= Exercise objective =
Taking the data below, please print only the lines from the line holding "Give me the Chart.js source for this chart." to the line holding "ctx.strokeRect(7, 9, 820, 450);", inclusive, with pictures omitted.

>> begin Extracted data

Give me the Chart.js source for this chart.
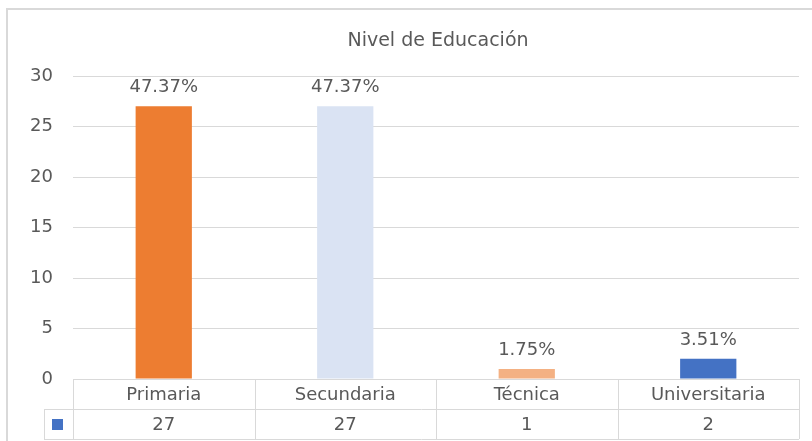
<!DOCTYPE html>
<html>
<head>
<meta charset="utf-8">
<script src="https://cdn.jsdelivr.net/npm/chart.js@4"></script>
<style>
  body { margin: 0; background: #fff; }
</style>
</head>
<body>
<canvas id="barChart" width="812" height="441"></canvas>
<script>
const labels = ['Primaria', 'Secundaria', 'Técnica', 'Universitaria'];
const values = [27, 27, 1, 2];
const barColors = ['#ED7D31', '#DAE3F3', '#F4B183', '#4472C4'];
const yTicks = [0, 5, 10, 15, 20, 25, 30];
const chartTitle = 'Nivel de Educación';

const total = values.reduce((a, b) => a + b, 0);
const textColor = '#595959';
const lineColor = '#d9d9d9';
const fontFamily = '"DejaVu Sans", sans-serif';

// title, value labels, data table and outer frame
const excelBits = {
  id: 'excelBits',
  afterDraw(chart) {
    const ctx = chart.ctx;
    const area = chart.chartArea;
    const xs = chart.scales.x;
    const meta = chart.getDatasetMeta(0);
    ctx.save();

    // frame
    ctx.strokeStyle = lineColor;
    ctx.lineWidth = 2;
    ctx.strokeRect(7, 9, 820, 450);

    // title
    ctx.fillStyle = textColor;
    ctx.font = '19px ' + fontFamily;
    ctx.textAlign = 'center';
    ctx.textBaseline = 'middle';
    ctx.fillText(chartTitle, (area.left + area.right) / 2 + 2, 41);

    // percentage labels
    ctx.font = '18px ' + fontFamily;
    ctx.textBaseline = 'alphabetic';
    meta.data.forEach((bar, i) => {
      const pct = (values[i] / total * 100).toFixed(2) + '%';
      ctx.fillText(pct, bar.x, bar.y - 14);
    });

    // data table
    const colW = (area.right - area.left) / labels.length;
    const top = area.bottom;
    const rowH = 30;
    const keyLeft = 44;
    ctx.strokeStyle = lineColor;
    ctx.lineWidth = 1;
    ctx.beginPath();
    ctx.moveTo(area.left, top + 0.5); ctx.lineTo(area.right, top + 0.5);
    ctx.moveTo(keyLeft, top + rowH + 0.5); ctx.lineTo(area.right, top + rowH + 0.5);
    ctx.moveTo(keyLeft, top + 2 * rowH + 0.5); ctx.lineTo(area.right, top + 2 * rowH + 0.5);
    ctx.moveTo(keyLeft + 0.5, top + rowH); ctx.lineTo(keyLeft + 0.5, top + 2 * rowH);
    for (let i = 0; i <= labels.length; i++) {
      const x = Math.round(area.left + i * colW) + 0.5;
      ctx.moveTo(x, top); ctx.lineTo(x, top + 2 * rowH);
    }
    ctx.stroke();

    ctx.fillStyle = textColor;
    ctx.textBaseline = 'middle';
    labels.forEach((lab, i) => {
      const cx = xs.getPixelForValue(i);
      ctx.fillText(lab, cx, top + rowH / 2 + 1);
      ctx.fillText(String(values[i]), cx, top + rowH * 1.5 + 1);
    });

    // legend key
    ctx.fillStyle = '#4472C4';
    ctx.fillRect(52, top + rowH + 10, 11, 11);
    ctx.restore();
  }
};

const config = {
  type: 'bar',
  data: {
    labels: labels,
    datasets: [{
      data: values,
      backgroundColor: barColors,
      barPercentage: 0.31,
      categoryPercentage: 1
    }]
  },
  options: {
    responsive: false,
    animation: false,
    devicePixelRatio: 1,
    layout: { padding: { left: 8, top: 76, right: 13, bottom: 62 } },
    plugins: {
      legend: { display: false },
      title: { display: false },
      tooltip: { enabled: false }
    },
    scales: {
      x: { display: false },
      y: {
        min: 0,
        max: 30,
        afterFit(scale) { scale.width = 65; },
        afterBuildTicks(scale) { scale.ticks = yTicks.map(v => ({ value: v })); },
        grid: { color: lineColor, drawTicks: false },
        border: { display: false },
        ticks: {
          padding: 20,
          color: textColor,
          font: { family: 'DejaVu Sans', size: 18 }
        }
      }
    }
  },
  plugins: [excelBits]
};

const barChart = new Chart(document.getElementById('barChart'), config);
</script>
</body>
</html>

>> end Extracted data
>> begin Extracted data

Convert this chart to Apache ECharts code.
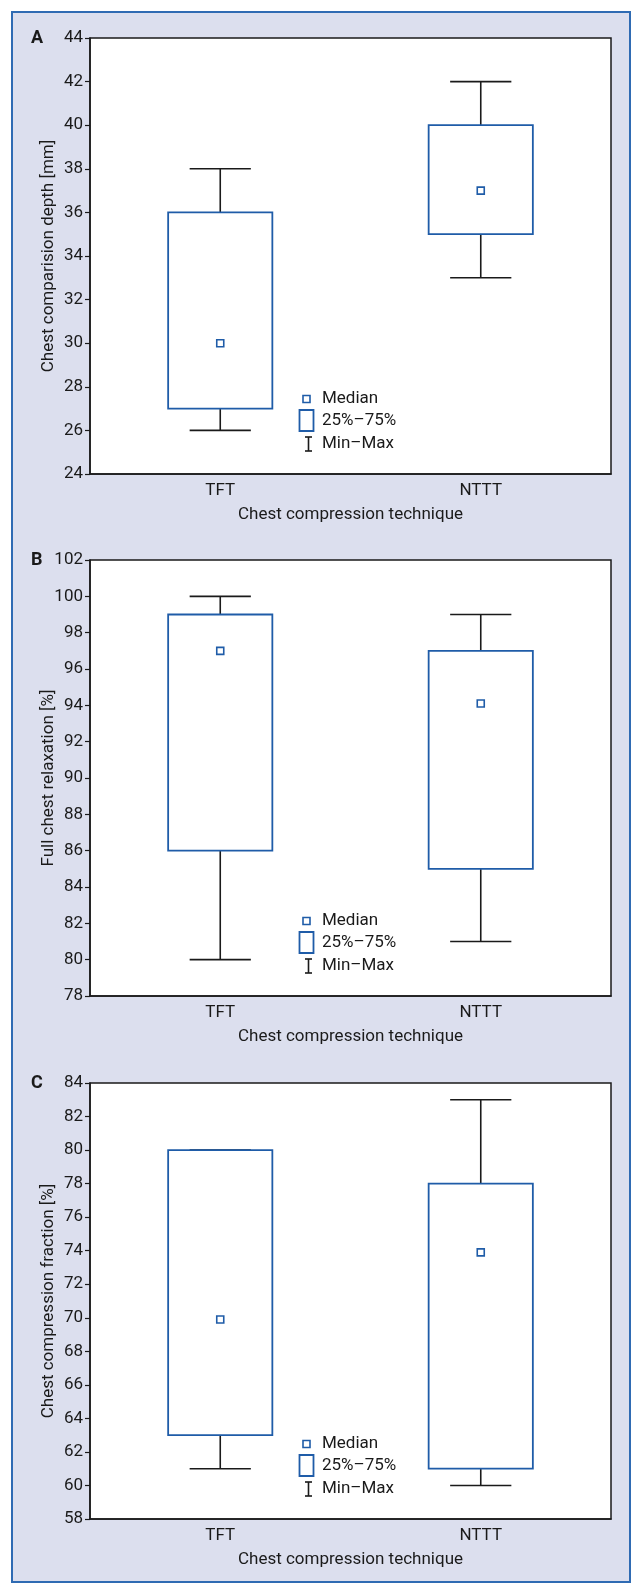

>> end Extracted data
>> begin Extracted data

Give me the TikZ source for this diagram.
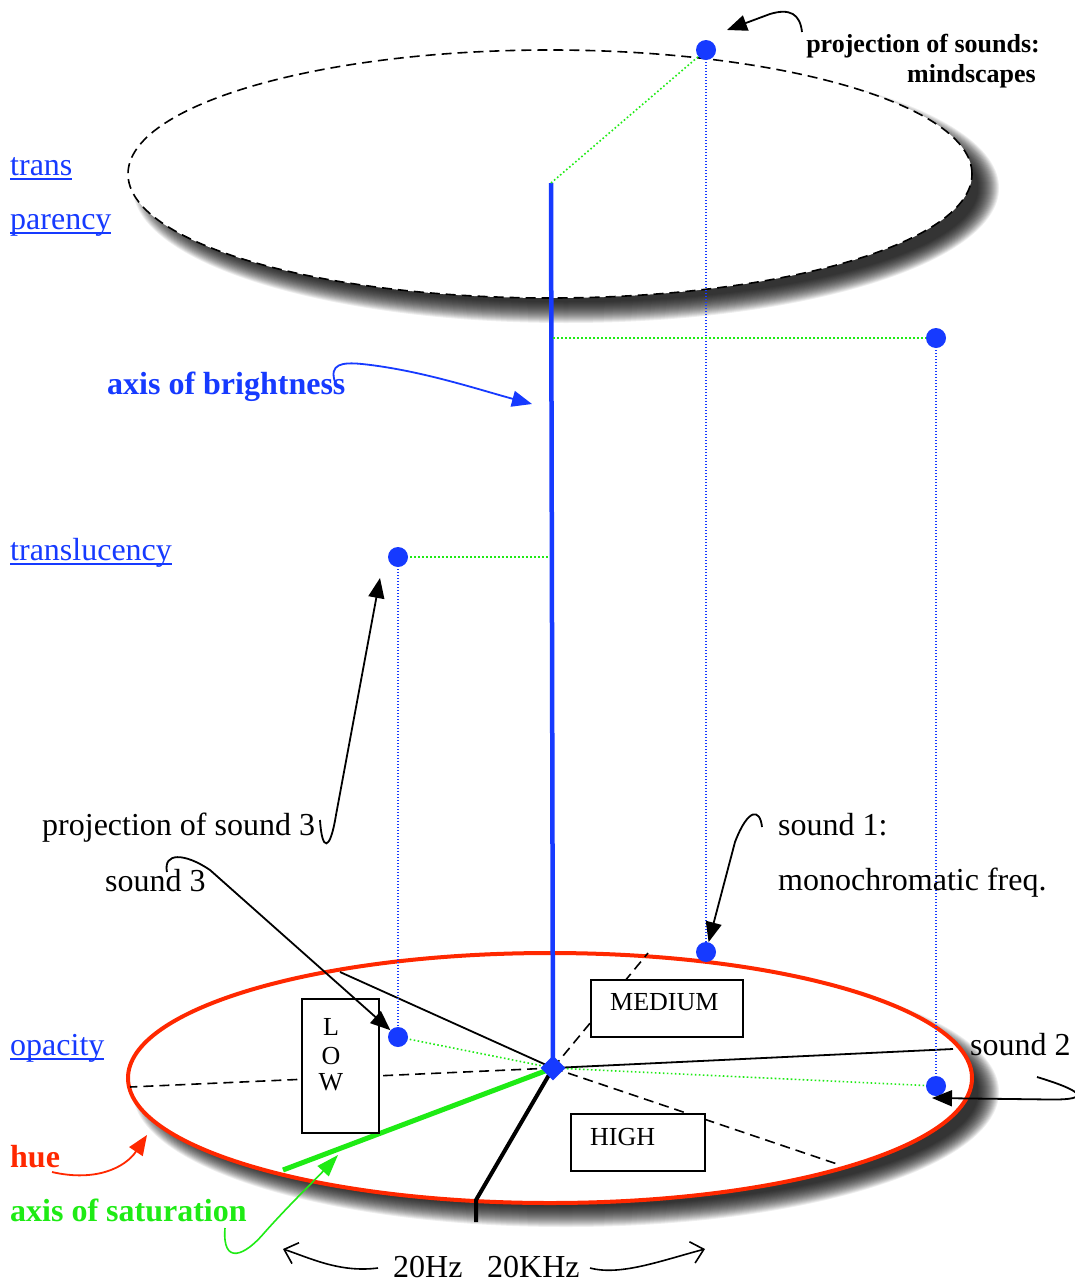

>> end Extracted data

= The reply =
Give me the Chart.js source for this chart.
<!DOCTYPE html>
<html>
<head>
<meta charset="utf-8">
<script src="https://cdn.jsdelivr.net/npm/chart.js@4"></script>
<style>
  body { margin: 0; background: #fff; }
</style>
</head>
<body>
<canvas id="barChart" width="812" height="441"></canvas>
<script>
const labels = ['Primaria', 'Secundaria', 'Técnica', 'Universitaria'];
const values = [27, 27, 1, 2];
const barColors = ['#ED7D31', '#DAE3F3', '#F4B183', '#4472C4'];
const yTicks = [0, 5, 10, 15, 20, 25, 30];
const chartTitle = 'Nivel de Educación';

const total = values.reduce((a, b) => a + b, 0);
const textColor = '#595959';
const lineColor = '#d9d9d9';
const fontFamily = '"DejaVu Sans", sans-serif';

// title, value labels, data table and outer frame
const excelBits = {
  id: 'excelBits',
  afterDraw(chart) {
    const ctx = chart.ctx;
    const area = chart.chartArea;
    const xs = chart.scales.x;
    const meta = chart.getDatasetMeta(0);
    ctx.save();

    // frame
    ctx.strokeStyle = lineColor;
    ctx.lineWidth = 2;
    ctx.strokeRect(7, 9, 820, 450);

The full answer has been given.